Vendors could ship applications with dependencies and package managers could tell which of those applications and dependencies have vulnerabilities. This would clarify the responsibility of vendors and pressure them to provide security updates in a timely manner.

One big obstacle is that it's fairly common for vendors to take a well known dependency and repackage it. It's difficult to keep track of repackaged dependencies in vulnerability databases.


What vendors? SCO UNIX? HP-UX? IBM AIX?


I'm not, actually. If the libraries need to be replaced the software should be rebuilt.

And yes, bandwidth and disk are cheap today. Reinstalling a large number of programs on disk is not that big of a problem today.


You seem to be assuming rebuilding is possible. What about the (still very useful) proprietary binaries from a company that hasn't existed in a decade? What about the binaries where the original source no longer exists?


I say that presents market opportunities. Every piece of technology faces a time of obsolescence.

If the original source no longer exists and rebuilding is no longer possible then replacing dependencies is no longer feasible without manual intervention to mitigate problems. ABIs and APIs are not as stable as you'd think.


> Every piece of technology faces a time of obsolescence.

That is true for most technologies that experience entropy and the problems of real world. Real physical devices of any kind will eventually fail.

However, anything build upon Claude Shannon digital circuits do not degrade. The digital CPU and the software that runs it are deterministic. Some people see a lack of updates in a project as "not maintained", but for some projects that lack of updates means the project is finished.

> obsolescence

What you label as obsolete I consider "the last working version". The modern attitude that old features need to be removed results in software that is missing basic features.

> replacing dependencies is no longer feasible without manual intervention to mitigate problems

This is simply not true. Have you even tried? I replaced a library to get proprietary software working last week. In the past, I've written my own replacement library to add a feature to a proprietary program. Of course this required manual intervention; writing that library took more than a week of dev time. However, at least it was possible to replace the library and get the program working. "Market opportunities" suggests you think I should have bought replacement software? I'm not sure that even exists?

> ABIs and APIs are not as stable as you'd think.

I'm very familiar with the stability of ABIs and APIs. I've been debugging and working around this type of problem for ~25 years. Experience suggests that interface stability correlates with the quality of the dev team. A lot of packages have been very stable; breaking changes are rare and usually well documented.


> there is no good technical reason why I shouldn't be able to distribute the same ELF binary to every distro

Oh, your app also works on every single kernel, every different version of external applications, and supports every file tree of every distro? Sounds like you added a crap-ton of portability to your app in order to support all those distros.

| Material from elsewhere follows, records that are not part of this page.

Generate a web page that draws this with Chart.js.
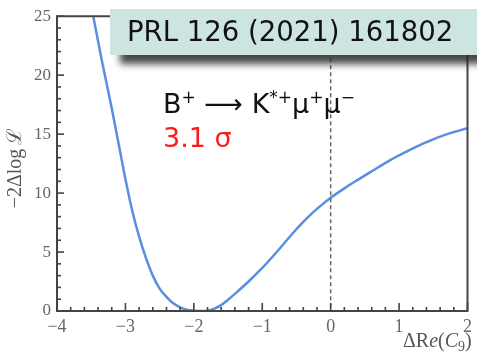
<!DOCTYPE html>
<html><head><meta charset="utf-8">
<script src="https://cdn.jsdelivr.net/npm/chart.js@4"></script>
<style>html,body{margin:0;padding:0;background:#fff;overflow:hidden}#wrap{width:477px;height:352px;position:relative}</style>
</head><body><div id="wrap"><canvas id="c" width="477" height="352"></canvas></div>
<script>
// Profile likelihood scan: -2ΔlogL vs ΔRe(C9)
const deltaReC9 = [-3.47, -3.35, -3.20, -3.10, -3.00, -2.90, -2.80, -2.70, -2.60, -2.50, -2.40, -2.30, -2.20, -2.10, -2.00, -1.90, -1.80, -1.70, -1.60, -1.50, -1.40, -1.20, -1.00, -0.85, -0.70, -0.56, -0.40, -0.27, -0.13, 0.00, 0.20, 0.39, 0.60, 0.87, 1.10, 1.35, 1.70, 2.00];
const minus2DLogL = [25.0, 21.4, 17.2, 14.2, 11.2, 8.5, 6.3, 4.5, 3.0, 1.9, 1.2, 0.65, 0.3, 0.1, 0.02, 0.0, 0.03, 0.2, 0.5, 0.95, 1.45, 2.5, 3.65, 4.6, 5.6, 6.55, 7.55, 8.3, 9.0, 9.6, 10.4, 11.1, 11.85, 12.8, 13.5, 14.2, 15.0, 15.5];
const xTickValues = [-4, -3, -2, -1, 0, 1, 2];
const yTickValues = [0, 5, 10, 15, 20, 25];
const xMinorStep = 0.2;
const yMinorStep = 1;
const refLabel = "PRL 126 (2021) 161802";
const significance = "3.1 σ";
const smLine = 0; // SM reference: ΔRe(C9) = 0

const points = deltaReC9.map((x, i) => ({x: x, y: minus2DLogL[i]}));
const fmt = v => String(v).replace('-', '\u2212');

const framePlugin = {
  id: 'frame',
  afterDraw(chart) {
    const ctx = chart.ctx, a = chart.chartArea;
    const xs = chart.scales.x, ys = chart.scales.y;
    ctx.save();
    // dashed SM line
    ctx.strokeStyle = '#666';
    ctx.lineWidth = 1.5;
    ctx.setLineDash([4, 3]);
    const x0 = xs.getPixelForValue(smLine);
    ctx.beginPath(); ctx.moveTo(x0, a.top); ctx.lineTo(x0, a.bottom); ctx.stroke();
    ctx.setLineDash([]);
    // frame
    ctx.strokeStyle = '#444';
    ctx.lineWidth = 2;
    ctx.beginPath();
    ctx.rect(a.left, a.top, a.right - a.left, a.bottom - a.top);
    ctx.stroke();
    // ticks (inward), drawn as small filled bars
    ctx.fillStyle = '#444';
    const nx = Math.round((xs.max - xs.min) / xMinorStep);
    for (let i = 0; i <= nx; i++) {
      const v = xs.min + i * xMinorStep;
      const p = xs.getPixelForValue(v);
      const len = (i % 5 === 0) ? 8 : 4;
      ctx.fillRect(p - 0.8, a.bottom - len, 1.6, len);
    }
    const ny = Math.round((ys.max - ys.min) / yMinorStep);
    for (let i = 0; i <= ny; i++) {
      const v = ys.min + i * yMinorStep;
      const p = ys.getPixelForValue(v);
      const len = (i % 5 === 0) ? 7 : 4;
      ctx.fillRect(a.left, p - 0.8, len, 1.6);
    }
    ctx.restore();

    // y title
    ctx.save();
    ctx.fillStyle = '#555';
    ctx.font = '20px "Liberation Serif"';
    ctx.translate(16, 168);
    ctx.rotate(-Math.PI / 2);
    ctx.textAlign = 'center';
    ctx.textBaseline = 'middle';
    ctx.fillText('\u22122\u0394log\u2009\u2112', 0, 0);
    ctx.restore();

    // x title  ΔRe(C9)
    ctx.save();
    ctx.fillStyle = '#555';
    ctx.textBaseline = 'alphabetic';
    let x = 403; const by = 347;
    const segs = [['\u0394R', '20px "Liberation Serif"', 0], ['e', 'italic 20px "Liberation Serif"', 0], ['(', '20px "Liberation Serif"', 0], ['C', 'italic 20px "Liberation Serif"', 0], ['9', '14px "Liberation Serif"', 4], [')', '20px "Liberation Serif"', 0]];
    for (const [t, f, dy] of segs) { ctx.font = f; ctx.fillText(t, x, by + dy); x += ctx.measureText(t).width; }
    ctx.restore();

    // reference box with shadow
    ctx.save();
    ctx.shadowColor = 'rgba(40,40,40,0.85)';
    ctx.shadowBlur = 7;
    ctx.shadowOffsetX = 10;
    ctx.shadowOffsetY = 9;
    ctx.fillStyle = '#cde5e1';
    ctx.fillRect(110, 9, 380, 46);
    ctx.shadowColor = 'transparent';
    ctx.fillRect(110, 9, 380, 46);
    ctx.fillStyle = '#111';
    ctx.font = '27.5px "DejaVu Sans"';
    ctx.textBaseline = 'alphabetic';
    ctx.fillText(refLabel, 127, 41);

    // decay label
    let bx = 163; const bby = 113;
    const big = '27px "DejaVu Sans"', small = '17px "DejaVu Sans"';
    const dsegs = [['B', big, 0], ['+', small, -10], [' \u27F6 ', big, 0], ['K', big, 0], ['*+', small, -10], ['\u03BC', big, 0], ['+', small, -10], ['\u03BC', big, 0], ['\u2212', small, -10]];
    ctx.fillStyle = '#111';
    for (const [t, f, dy] of dsegs) { ctx.font = f; ctx.fillText(t, bx, bby + dy); bx += ctx.measureText(t).width; }
    ctx.fillStyle = '#ff1a1a';
    ctx.font = big;
    ctx.fillText(significance, 163, 147);
    ctx.restore();
  }
};

new Chart(document.getElementById('c'), {
  type: 'scatter',
  data: { datasets: [{
    data: points,
    showLine: true,
    borderColor: '#5b8de3',
    borderWidth: 2.5,
    pointRadius: 0,
    cubicInterpolationMode: 'monotone',
    fill: false
  }]},
  options: {
    responsive: false,
    animation: false,
    devicePixelRatio: 1,
    layout: { padding: { top: 16, right: 2, left: 0, bottom: 0 } },
    plugins: { legend: { display: false }, tooltip: { enabled: false } },
    scales: {
      x: {
        type: 'linear', min: -4, max: 2,
        afterBuildTicks: s => { s.ticks = xTickValues.map(v => ({value: v})); },
        afterFit: s => { s.height = 41; },
        grid: { display: false, drawTicks: false },
        border: { display: false },
        ticks: { color: '#666', font: { family: 'Liberation Serif', size: 18 }, padding: 5, maxRotation: 0, callback: fmt }
      },
      y: {
        type: 'linear', min: 0, max: 25,
        afterBuildTicks: s => { s.ticks = yTickValues.map(v => ({value: v})); },
        afterFit: s => { s.width = 57; },
        grid: { display: false, drawTicks: false },
        border: { display: false },
        ticks: { color: '#666', font: { family: 'Liberation Serif', size: 17 }, padding: 6, callback: fmt }
      }
    }
  },
  plugins: [framePlugin]
});
</script>
</body></html>
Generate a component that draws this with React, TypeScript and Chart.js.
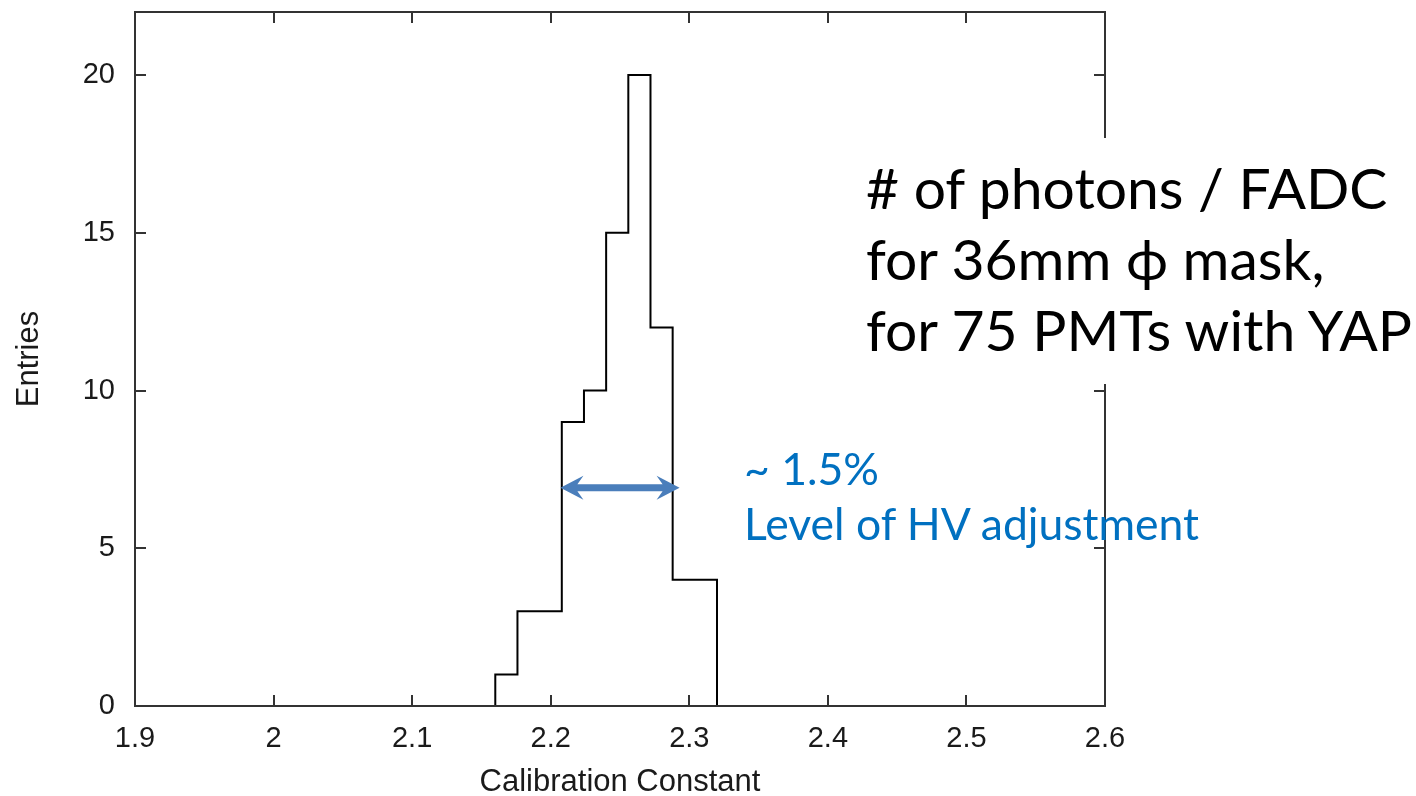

> I can't feasibly write a package for every package manager in existence.

But you could create 3 packages for the 3 most commonly used package managers of your users. Or 3 tarballs of your app compiled for 3 platforms using Docker for the build environment. Which would take about a day or two, and simultaneously provide testing of your app in your users' environments.


Yes this not that hard if you are statically linking as much as possible. The magic of stable syscalls. Variance between glibc is the biggest headache but musl libc solves a lot of the problems.

Have you ever actually tried that last step that you're suggesting? It's actually really time consuming and expensive to maintain that infrastructure due to oddities between distros, like glibc or unsupported compiler versions. Statically linking is easier than redoing all the work of setting up and tearing down developer environments just because one platform has a different #define in libc. It's also cheaper when your images are not small and you're paying for your bandwidth/storage.